Second, as "Asia's World City" in the 21st Century, Hong Kong should implement a strategy of sustainability. This means more than just a low-carbon city. A strategy of sustainability must also facilitate a livable and inclusive society that is Chinese, Hong Kong and cosmopolitan, evolving together with the country and the world. What the 18th Party Congress Report emphasized in Beijing in November was an integrated and comprehensive development in economy, society, culture, politics and ecology. That should be our basic development strategy for broad sustainability. The best vision, strategy and program for Hong Kong would be a broad vision of sustainability, aligning Hong Kong with the scientific approach to development that the central government has employed since the mid-2000s, drawing heavily on the experiences and ideas of the European Union in the past decades. That would require the SAR government to go beyond individual social welfare measures on poverty and ageing to contemplate the social model that fits the economy and culture of Hong Kong, bringing a sustainable and inclusive development to the majority of the local population, not just the elites. The implications of the social model are not just welfare initiatives and financial spending on these measures. The implications span all aspects of development - the most obvious examples include labor issues, working hours, compensation negotiation, workplace democracy, and a spatial pattern of development.

Colonial Hong Kong had never planned and developed according to an open and socially agreed strategy.

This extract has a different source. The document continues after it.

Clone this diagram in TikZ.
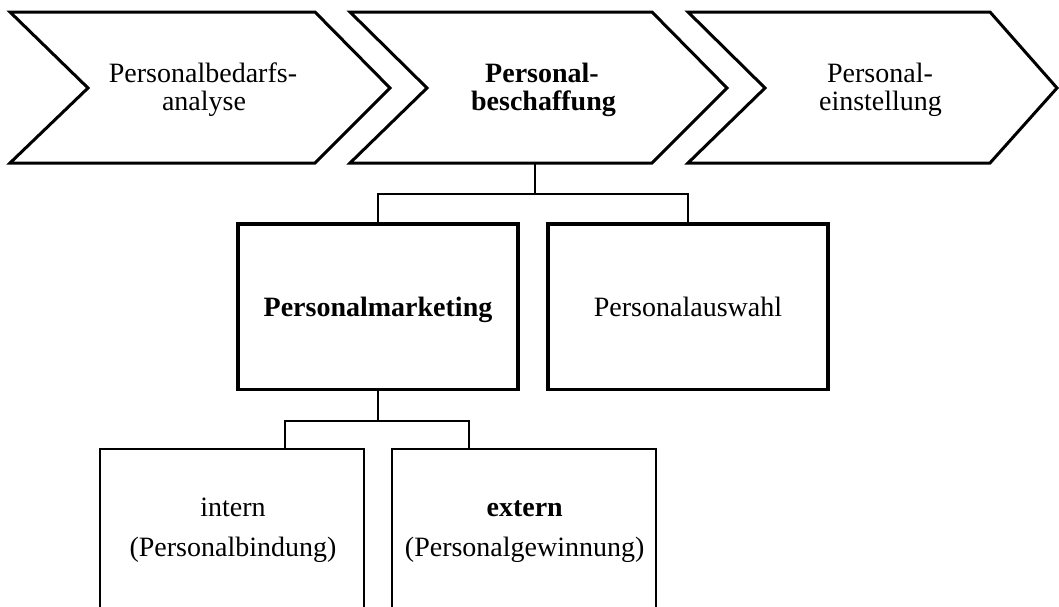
\documentclass[tikz,border=0pt]{standalone}
\usepackage{fontspec}
\setmainfont{Liberation Serif}
\usetikzlibrary{calc}
\begin{document}
\begin{tikzpicture}[x=1pt,y=-1pt,
  chev/.style={draw=black,line width=3pt,line join=miter},
  bigbox/.style={draw=black,line width=3.2pt,minimum width=280pt,minimum height=165.6pt,inner sep=0pt},
  smallbox/.style={draw=black,line width=2.4pt,minimum width=264pt,minimum height=191.3pt,inner sep=0pt},
  conn/.style={draw=black,line width=1.6pt},
  txt/.style={anchor=base,inner sep=0pt,font=\fontsize{28}{30}\selectfont},
  btxt/.style={txt,font=\fontsize{28}{30}\selectfont\bfseries}]
\clip (0,0) rectangle (1059,606);
\fill[white] (0,0) rectangle (1059,606);
% chevrons
\path[chev] (10,12) -- (315,12) -- (390,88) -- (315,163) -- (10,163) -- (88,88) -- cycle;
\path[chev] (350,12) -- (652,12) -- (727,88) -- (652,163) -- (350,163) -- (427,88) -- cycle;
\path[chev] (688,12) -- (990,12) -- (1057,88) -- (990,163) -- (688,163) -- (765,88) -- cycle;
\node[txt] (t1a) at (203,82.3) {Personalbedarfs-};
\node[txt] (t1b) at (204,110.7) {analyse};
\node[btxt] (t2a) at (542,82.3) {Personal-};
\node[btxt] (t2b) at (543.5,110.7) {beschaffung};
\node[txt] (t3a) at (880,82.3) {Personal-};
\node[txt] (t3b) at (880.5,110.7) {einstellung};
\coordinate (c2b) at (535,163);
% boxes
\node[bigbox] (pm) at (378,306.8) {};
\node[bigbox] (pa) at (688,306.8) {};
\node[btxt] (pmt) at (378,316) {Personalmarketing};
\node[txt] (pat) at (688,316) {Personalauswahl};
\node[smallbox] (in) at (232,544.35) {};
\node[smallbox] (ex) at (524,544.35) {};
\node[txt] (in1) at (233,516.7) {intern};
\node[txt] (in2) at (233,556.5) {(Personalbindung)};
\node[btxt] (ex1) at (524.7,516.7) {extern};
\node[txt] (ex2) at (524.7,556.5) {(Personalgewinnung)};
% connectors
\coordinate (j1) at (535,194);
\draw[conn] (c2b) -- (j1);
\draw[conn] (j1) -| (pm.north);
\draw[conn] (j1) -| (pa.north);
\coordinate (j2) at ($(pm.south)+(0,29.7)$);
\coordinate (it) at ($(in.north)+(53,0)$);
\coordinate (et) at ($(ex.north)+(-55,0)$);
\draw[conn] (pm.south) -- (j2);
\draw[conn] (j2) -| (it);
\draw[conn] (j2) -| (et);
\end{tikzpicture}
\end{document}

The achievements of the colonial era were mostly accidental: the right mix of borrowed time in a borrowed place for millions of mainland people migrating to Hong Kong. Hong Kong has not been lucky this time, with slow to stagnant growth since 1997 in contrast to the rapid growth of mainland cities. Hong Kong might not be lucky in the future, too. We need to work now for the present and the future. A visionary development strategy should unite and mobilize the people for constructive actions. This is exactly what has been lacking in Hong Kong during the past 15 years. Unfortunately, it was also absent from the first policy address of the Leung administration.

The author is the founder and director of the China Business Center at Hong Kong Polytechnic University.